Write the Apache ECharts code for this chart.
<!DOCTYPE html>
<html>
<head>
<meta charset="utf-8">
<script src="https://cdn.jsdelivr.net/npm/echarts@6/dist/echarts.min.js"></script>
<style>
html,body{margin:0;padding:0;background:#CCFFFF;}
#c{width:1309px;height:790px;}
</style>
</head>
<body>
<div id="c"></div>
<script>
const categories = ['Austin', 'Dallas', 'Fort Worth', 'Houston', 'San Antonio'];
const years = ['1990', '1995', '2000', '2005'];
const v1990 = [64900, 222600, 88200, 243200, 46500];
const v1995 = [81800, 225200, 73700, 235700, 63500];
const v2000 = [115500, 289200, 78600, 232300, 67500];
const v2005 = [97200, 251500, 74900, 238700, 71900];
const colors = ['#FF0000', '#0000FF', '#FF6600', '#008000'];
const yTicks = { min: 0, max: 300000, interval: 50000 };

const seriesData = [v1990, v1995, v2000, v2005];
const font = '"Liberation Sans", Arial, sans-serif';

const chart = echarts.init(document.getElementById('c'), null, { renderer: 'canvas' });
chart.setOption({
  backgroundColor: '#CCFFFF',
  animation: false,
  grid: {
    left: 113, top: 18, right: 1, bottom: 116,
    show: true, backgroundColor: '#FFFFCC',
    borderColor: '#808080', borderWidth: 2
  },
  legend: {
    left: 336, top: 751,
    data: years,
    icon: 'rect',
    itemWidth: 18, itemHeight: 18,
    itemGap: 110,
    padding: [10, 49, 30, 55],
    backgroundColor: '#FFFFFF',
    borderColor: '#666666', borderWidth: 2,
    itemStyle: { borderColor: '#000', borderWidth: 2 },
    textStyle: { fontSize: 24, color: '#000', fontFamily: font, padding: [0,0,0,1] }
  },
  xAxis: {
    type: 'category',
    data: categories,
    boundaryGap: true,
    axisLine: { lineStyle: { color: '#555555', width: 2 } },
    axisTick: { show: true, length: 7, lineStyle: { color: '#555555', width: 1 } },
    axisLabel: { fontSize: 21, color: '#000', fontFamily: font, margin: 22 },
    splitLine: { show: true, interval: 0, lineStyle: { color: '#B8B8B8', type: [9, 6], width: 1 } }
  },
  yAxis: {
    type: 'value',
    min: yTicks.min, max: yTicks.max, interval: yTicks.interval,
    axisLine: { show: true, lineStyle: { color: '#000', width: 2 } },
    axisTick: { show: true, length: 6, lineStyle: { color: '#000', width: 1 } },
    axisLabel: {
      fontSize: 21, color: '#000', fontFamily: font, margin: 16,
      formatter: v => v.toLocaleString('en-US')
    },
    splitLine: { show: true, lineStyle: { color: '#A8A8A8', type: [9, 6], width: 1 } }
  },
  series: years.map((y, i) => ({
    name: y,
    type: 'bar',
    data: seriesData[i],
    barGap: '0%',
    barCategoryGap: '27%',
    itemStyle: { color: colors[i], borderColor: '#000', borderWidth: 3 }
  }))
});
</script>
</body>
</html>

______

→ Task description
Exactly reproduce the material above.

→ Response for this exercise
Write the Apache ECharts code for this chart.
<!DOCTYPE html>
<html>
<head>
<meta charset="utf-8">
<script src="https://cdn.jsdelivr.net/npm/echarts@6/dist/echarts.min.js"></script>
<style>
html,body{margin:0;padding:0;background:#CCFFFF;}
#c{width:1309px;height:790px;}
</style>
</head>
<body>
<div id="c"></div>
<script>
const categories = ['Austin', 'Dallas', 'Fort Worth', 'Houston', 'San Antonio'];
const years = ['1990', '1995', '2000', '2005'];
const v1990 = [64900, 222600, 88200, 243200, 46500];
const v1995 = [81800, 225200, 73700, 235700, 63500];
const v2000 = [115500, 289200, 78600, 232300, 67500];
const v2005 = [97200, 251500, 74900, 238700, 71900];
const colors = ['#FF0000', '#0000FF', '#FF6600', '#008000'];
const yTicks = { min: 0, max: 300000, interval: 50000 };

const seriesData = [v1990, v1995, v2000, v2005];
const font = '"Liberation Sans", Arial, sans-serif';

const chart = echarts.init(document.getElementById('c'), null, { renderer: 'canvas' });
chart.setOption({
  backgroundColor: '#CCFFFF',
  animation: false,
  grid: {
    left: 113, top: 18, right: 1, bottom: 116,
    show: true, backgroundColor: '#FFFFCC',
    borderColor: '#808080', borderWidth: 2
  },
  legend: {
    left: 336, top: 751,
    data: years,
    icon: 'rect',
    itemWidth: 18, itemHeight: 18,
    itemGap: 110,
    padding: [10, 49, 30, 55],
    backgroundColor: '#FFFFFF',
    borderColor: '#666666', borderWidth: 2,
    itemStyle: { borderColor: '#000', borderWidth: 2 },
    textStyle: { fontSize: 24, color: '#000', fontFamily: font, padding: [0,0,0,1] }
  },
  xAxis: {
    type: 'category',
    data: categories,
    boundaryGap: true,
    axisLine: { lineStyle: { color: '#555555', width: 2 } },
    axisTick: { show: true, length: 7, lineStyle: { color: '#555555', width: 1 } },
    axisLabel: { fontSize: 21, color: '#000', fontFamily: font, margin: 22 },
    splitLine: { show: true, interval: 0, lineStyle: { color: '#B8B8B8', type: [9, 6], width: 1 } }
  },
  yAxis: {
    type: 'value',
    min: yTicks.min, max: yTicks.max, interval: yTicks.interval,
    axisLine: { show: true, lineStyle: { color: '#000', width: 2 } },
    axisTick: { show: true, length: 6, lineStyle: { color: '#000', width: 1 } },
    axisLabel: {
      fontSize: 21, color: '#000', fontFamily: font, margin: 16,
      formatter: v => v.toLocaleString('en-US')
    },
    splitLine: { show: true, lineStyle: { color: '#A8A8A8', type: [9, 6], width: 1 } }
  },
  series: years.map((y, i) => ({
    name: y,
    type: 'bar',
    data: seriesData[i],
    barGap: '0%',
    barCategoryGap: '27%',
    itemStyle: { color: colors[i], borderColor: '#000', borderWidth: 3 }
  }))
});
</script>
</body>
</html>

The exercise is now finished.